● **TASK TO CARRY OUT**
Wherever the word "document" appears in a line, copy that line.

* begin GIVEN INFORMATION *

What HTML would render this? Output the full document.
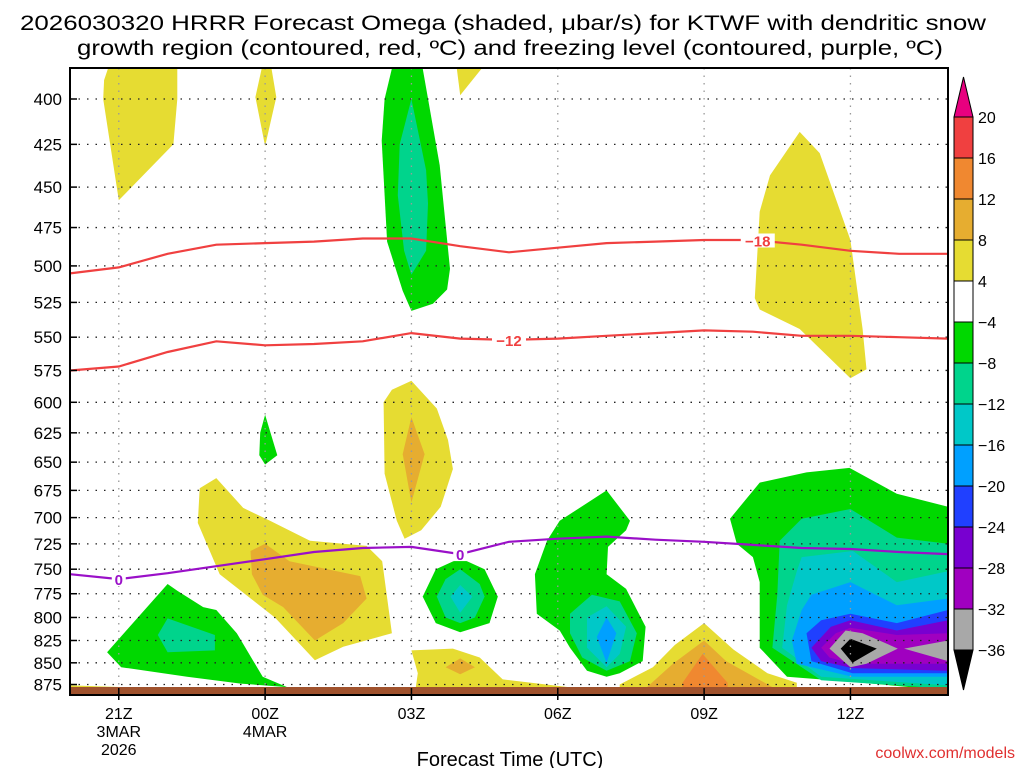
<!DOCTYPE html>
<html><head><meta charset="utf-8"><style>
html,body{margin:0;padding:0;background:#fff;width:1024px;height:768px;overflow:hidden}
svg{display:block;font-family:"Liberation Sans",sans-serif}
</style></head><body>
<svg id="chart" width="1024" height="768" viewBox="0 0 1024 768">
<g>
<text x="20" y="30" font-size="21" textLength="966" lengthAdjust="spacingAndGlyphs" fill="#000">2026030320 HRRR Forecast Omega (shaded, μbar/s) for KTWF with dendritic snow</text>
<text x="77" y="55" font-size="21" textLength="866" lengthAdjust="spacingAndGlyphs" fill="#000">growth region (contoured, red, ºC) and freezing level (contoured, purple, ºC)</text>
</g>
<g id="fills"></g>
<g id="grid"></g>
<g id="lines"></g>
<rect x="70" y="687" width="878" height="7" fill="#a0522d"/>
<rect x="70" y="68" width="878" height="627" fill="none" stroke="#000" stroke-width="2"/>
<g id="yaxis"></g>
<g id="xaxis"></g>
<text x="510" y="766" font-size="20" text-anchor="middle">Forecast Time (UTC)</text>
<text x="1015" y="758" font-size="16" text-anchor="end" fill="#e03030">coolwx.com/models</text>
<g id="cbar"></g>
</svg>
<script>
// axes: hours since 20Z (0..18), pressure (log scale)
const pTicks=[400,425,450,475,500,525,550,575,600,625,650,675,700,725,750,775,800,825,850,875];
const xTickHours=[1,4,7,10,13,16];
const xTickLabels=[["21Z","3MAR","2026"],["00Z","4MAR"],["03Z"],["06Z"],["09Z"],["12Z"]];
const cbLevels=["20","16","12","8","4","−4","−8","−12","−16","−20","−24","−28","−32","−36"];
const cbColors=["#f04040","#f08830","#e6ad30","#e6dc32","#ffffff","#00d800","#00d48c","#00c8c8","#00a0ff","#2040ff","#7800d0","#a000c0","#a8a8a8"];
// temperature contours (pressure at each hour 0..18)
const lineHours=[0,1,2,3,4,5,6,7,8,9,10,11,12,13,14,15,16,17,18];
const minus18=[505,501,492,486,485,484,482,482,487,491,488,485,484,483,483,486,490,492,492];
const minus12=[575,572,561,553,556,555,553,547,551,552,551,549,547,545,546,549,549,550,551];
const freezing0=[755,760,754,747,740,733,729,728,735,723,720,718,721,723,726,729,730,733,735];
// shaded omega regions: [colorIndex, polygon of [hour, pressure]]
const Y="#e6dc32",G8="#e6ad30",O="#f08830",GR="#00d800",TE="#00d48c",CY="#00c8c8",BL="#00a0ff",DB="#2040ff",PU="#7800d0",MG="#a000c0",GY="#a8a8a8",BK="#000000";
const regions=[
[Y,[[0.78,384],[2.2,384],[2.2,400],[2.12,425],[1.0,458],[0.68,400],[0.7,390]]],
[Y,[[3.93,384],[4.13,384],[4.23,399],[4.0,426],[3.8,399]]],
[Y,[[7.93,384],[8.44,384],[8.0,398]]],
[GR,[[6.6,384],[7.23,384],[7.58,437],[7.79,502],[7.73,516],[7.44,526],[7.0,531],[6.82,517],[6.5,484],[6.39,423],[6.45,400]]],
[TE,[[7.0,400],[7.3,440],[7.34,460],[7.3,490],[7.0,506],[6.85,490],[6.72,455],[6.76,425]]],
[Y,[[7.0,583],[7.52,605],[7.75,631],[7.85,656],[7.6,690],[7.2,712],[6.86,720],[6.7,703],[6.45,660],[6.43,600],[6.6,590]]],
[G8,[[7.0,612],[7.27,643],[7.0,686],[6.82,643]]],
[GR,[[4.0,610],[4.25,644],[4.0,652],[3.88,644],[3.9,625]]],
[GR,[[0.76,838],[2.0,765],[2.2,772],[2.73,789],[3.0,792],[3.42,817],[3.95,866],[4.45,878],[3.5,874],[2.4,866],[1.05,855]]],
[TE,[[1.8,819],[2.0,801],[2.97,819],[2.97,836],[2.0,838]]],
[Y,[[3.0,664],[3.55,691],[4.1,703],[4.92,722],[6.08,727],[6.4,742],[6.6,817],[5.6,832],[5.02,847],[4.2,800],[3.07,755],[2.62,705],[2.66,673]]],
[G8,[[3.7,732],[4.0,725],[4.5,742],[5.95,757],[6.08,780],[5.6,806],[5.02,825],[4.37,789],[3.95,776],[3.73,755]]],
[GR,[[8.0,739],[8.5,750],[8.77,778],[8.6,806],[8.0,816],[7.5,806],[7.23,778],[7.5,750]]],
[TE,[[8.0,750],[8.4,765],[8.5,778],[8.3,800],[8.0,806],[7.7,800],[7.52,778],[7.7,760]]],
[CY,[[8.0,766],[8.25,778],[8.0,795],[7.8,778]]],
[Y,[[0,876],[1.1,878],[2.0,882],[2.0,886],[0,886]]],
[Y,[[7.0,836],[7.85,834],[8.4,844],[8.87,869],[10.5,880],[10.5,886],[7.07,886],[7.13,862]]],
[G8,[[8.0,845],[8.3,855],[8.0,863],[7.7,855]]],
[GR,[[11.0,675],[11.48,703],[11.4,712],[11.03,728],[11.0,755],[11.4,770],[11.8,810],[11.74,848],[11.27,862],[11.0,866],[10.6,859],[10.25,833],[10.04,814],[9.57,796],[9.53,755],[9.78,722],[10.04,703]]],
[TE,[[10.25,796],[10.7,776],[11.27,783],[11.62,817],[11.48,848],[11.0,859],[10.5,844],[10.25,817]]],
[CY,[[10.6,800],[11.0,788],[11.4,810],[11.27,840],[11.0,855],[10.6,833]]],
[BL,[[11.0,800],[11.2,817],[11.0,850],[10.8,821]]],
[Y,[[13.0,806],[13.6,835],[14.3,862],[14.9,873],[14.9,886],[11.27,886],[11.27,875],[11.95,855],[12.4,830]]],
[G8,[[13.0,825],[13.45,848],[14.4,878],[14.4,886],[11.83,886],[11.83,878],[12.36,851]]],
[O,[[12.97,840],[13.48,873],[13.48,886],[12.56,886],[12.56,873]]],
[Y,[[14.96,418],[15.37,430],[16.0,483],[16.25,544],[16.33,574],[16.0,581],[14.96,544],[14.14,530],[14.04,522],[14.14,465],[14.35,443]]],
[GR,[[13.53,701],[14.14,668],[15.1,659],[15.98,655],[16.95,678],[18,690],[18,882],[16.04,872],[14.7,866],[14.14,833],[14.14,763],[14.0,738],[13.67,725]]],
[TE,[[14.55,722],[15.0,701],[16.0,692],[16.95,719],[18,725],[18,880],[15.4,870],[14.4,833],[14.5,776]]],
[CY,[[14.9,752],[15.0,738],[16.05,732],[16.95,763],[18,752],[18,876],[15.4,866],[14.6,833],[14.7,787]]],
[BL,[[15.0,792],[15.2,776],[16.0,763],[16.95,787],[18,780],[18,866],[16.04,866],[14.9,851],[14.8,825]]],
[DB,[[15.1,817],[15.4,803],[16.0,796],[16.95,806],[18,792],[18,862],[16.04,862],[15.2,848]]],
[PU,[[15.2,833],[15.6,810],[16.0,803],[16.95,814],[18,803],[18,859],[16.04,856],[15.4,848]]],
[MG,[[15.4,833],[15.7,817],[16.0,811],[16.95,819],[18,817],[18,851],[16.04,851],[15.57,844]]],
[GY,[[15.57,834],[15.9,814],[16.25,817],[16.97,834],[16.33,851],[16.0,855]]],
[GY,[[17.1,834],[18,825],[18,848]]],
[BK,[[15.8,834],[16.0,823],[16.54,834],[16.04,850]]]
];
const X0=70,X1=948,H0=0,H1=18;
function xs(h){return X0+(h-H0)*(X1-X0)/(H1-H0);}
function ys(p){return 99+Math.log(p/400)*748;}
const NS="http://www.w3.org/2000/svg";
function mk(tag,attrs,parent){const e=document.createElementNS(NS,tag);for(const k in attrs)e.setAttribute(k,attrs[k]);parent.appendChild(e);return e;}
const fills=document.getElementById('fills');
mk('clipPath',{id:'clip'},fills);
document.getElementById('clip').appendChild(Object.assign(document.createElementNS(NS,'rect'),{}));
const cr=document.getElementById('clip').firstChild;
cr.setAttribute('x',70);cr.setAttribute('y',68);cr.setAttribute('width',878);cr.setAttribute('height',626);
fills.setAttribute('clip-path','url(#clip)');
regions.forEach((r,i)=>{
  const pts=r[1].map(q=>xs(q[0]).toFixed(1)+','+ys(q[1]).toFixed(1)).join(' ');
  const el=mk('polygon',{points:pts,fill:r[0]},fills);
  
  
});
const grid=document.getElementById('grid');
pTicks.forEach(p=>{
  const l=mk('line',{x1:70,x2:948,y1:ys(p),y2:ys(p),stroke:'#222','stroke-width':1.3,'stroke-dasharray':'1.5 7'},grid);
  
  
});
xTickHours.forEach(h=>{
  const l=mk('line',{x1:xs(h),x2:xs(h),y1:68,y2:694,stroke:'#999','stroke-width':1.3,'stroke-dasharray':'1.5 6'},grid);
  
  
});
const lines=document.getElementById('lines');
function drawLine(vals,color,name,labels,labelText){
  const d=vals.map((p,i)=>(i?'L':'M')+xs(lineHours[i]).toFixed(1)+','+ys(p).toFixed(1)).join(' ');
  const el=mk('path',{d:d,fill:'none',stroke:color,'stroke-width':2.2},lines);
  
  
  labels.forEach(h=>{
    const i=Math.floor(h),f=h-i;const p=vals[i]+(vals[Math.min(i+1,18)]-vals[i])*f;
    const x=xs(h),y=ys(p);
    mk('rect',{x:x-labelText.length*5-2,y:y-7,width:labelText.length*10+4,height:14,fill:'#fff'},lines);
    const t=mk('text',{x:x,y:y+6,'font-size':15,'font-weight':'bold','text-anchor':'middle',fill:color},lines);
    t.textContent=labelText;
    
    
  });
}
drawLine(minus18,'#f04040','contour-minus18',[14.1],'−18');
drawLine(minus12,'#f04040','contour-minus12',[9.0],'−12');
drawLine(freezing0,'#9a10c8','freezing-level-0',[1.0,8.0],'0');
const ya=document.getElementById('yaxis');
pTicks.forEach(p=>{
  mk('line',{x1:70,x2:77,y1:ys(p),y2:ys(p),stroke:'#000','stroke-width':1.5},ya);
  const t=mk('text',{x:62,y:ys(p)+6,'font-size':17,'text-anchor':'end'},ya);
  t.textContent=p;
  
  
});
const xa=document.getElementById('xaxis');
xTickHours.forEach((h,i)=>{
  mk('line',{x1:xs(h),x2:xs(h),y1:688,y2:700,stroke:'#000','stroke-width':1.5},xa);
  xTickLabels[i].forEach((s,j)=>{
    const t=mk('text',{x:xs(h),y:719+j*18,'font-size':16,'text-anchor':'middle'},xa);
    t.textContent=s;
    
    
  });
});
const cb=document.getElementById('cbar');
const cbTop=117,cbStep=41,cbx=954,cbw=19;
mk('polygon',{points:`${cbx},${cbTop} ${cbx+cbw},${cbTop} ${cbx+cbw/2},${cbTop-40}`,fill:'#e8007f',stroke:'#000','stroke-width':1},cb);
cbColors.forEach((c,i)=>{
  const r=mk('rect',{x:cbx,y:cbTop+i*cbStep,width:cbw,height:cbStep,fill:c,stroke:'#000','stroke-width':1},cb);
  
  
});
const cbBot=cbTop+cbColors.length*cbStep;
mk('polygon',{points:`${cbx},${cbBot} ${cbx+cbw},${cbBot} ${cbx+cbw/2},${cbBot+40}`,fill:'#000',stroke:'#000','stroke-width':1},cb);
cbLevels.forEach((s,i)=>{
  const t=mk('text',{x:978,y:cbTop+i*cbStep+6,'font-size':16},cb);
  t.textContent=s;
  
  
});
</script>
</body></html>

* end GIVEN INFORMATION *

● **EXERCISE RESULT**
What HTML would render this? Output the full document.
function mk(tag,attrs,parent){const e=document.createElementNS(NS,tag);for(const k in attrs)e.setAttribute(k,attrs[k]);parent.appendChild(e);return e;}
const fills=document.getElementById('fills');
document.getElementById('clip').appendChild(Object.assign(document.createElementNS(NS,'rect'),{}));
const cr=document.getElementById('clip').firstChild;
const grid=document.getElementById('grid');
const lines=document.getElementById('lines');
const ya=document.getElementById('yaxis');
const xa=document.getElementById('xaxis');
const cb=document.getElementById('cbar');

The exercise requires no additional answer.